--- begin ---

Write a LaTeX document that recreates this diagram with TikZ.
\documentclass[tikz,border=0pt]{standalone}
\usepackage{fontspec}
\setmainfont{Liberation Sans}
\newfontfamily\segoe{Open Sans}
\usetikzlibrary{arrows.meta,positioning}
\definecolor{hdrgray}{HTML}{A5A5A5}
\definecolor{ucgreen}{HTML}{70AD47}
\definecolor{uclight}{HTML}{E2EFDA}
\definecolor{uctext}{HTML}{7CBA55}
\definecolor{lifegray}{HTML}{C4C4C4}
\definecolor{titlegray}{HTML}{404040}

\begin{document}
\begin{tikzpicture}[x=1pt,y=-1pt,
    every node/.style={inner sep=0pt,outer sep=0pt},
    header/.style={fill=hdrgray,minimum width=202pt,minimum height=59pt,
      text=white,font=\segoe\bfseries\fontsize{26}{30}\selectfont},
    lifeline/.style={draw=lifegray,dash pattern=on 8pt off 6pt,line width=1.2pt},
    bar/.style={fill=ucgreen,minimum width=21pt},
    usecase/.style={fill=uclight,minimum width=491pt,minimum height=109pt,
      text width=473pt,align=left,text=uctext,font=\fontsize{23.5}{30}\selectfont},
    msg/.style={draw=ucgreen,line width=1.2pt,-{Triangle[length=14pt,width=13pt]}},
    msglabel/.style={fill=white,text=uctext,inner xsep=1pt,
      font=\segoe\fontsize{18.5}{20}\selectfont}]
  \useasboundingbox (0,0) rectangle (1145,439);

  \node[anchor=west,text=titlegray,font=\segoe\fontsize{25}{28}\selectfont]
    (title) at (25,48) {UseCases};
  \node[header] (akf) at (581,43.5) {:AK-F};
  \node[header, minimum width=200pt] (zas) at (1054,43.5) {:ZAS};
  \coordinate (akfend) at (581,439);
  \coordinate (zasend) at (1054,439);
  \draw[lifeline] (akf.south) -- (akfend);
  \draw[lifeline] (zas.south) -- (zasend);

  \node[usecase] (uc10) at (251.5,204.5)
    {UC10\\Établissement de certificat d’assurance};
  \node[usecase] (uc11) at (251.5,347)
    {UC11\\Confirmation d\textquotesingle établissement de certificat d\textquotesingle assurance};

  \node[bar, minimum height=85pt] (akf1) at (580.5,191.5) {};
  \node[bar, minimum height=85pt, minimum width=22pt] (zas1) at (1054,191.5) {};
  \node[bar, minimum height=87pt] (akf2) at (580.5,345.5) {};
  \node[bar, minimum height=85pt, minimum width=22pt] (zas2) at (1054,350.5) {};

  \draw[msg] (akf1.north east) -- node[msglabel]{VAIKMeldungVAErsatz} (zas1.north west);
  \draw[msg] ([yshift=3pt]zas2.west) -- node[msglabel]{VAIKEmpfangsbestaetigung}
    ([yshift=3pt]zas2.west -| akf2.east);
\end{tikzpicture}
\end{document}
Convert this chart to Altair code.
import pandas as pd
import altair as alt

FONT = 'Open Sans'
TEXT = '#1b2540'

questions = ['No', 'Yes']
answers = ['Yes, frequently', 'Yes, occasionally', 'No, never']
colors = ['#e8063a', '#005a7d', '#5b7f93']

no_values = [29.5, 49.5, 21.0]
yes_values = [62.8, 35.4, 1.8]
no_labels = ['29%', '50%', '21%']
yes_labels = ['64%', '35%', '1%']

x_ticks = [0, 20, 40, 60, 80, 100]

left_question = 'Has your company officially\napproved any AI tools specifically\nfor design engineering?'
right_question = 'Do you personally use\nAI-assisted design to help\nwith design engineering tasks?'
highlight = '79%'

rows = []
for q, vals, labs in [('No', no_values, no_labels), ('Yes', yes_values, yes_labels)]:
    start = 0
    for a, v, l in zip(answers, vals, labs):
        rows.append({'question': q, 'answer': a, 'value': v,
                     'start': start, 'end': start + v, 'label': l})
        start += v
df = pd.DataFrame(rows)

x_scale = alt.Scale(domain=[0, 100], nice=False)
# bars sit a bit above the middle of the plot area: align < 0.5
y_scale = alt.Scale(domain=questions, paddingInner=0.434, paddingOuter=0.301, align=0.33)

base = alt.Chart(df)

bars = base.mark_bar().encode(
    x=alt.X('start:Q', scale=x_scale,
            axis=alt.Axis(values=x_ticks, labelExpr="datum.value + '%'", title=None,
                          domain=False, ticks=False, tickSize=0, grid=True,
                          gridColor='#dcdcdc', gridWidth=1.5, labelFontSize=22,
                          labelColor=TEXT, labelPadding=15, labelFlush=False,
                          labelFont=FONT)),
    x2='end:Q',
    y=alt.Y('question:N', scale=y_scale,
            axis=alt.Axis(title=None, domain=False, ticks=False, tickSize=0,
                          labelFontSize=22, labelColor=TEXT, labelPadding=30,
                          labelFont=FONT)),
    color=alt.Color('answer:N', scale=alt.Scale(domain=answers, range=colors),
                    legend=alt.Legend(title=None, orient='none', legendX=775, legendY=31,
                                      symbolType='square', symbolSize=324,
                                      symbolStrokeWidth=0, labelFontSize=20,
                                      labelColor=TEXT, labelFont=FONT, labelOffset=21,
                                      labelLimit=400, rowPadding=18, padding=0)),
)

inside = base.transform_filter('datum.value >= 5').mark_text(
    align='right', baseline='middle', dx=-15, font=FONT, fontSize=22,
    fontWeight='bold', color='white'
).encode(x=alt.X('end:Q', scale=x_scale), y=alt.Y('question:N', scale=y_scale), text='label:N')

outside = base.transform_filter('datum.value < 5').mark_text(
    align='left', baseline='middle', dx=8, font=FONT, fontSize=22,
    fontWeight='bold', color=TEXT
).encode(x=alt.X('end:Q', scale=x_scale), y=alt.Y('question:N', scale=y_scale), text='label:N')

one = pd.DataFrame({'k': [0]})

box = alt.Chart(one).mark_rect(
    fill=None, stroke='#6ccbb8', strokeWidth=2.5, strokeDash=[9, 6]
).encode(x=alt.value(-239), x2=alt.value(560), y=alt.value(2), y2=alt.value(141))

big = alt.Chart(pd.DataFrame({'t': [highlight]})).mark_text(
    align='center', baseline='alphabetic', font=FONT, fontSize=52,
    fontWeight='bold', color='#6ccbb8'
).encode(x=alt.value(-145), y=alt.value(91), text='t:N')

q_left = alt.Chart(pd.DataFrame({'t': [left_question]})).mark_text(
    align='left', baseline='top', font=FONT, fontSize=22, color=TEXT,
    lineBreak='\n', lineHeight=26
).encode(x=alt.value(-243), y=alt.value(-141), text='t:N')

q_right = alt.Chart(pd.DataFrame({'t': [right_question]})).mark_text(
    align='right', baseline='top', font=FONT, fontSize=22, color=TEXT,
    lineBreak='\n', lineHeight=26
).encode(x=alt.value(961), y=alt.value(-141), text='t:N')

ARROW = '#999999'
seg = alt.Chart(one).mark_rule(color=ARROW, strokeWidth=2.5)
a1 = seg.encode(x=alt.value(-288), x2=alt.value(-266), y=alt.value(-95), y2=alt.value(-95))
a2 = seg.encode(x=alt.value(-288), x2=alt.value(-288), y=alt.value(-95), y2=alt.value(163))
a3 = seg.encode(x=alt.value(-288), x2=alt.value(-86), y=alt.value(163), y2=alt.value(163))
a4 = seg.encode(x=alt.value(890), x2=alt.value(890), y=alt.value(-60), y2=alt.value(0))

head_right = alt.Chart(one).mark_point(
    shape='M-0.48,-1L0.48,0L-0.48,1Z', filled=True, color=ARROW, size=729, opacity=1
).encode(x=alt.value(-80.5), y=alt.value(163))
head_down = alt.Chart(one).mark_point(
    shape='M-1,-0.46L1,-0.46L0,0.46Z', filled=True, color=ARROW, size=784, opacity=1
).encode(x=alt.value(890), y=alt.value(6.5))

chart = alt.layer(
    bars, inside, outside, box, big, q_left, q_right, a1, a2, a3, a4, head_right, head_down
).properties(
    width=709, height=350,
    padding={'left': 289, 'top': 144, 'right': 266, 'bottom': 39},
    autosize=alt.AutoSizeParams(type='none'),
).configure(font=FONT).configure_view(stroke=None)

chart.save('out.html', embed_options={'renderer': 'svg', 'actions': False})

--- end ---

Only the lines from the one with "Convert this chart to Altair code." to the one with "highlight = '79%'" are wanted; extract them exactly, both ends included.

Convert this chart to Altair code.
import pandas as pd
import altair as alt

FONT = 'Open Sans'
TEXT = '#1b2540'

questions = ['No', 'Yes']
answers = ['Yes, frequently', 'Yes, occasionally', 'No, never']
colors = ['#e8063a', '#005a7d', '#5b7f93']

no_values = [29.5, 49.5, 21.0]
yes_values = [62.8, 35.4, 1.8]
no_labels = ['29%', '50%', '21%']
yes_labels = ['64%', '35%', '1%']

x_ticks = [0, 20, 40, 60, 80, 100]

left_question = 'Has your company officially\napproved any AI tools specifically\nfor design engineering?'
right_question = 'Do you personally use\nAI-assisted design to help\nwith design engineering tasks?'
highlight = '79%'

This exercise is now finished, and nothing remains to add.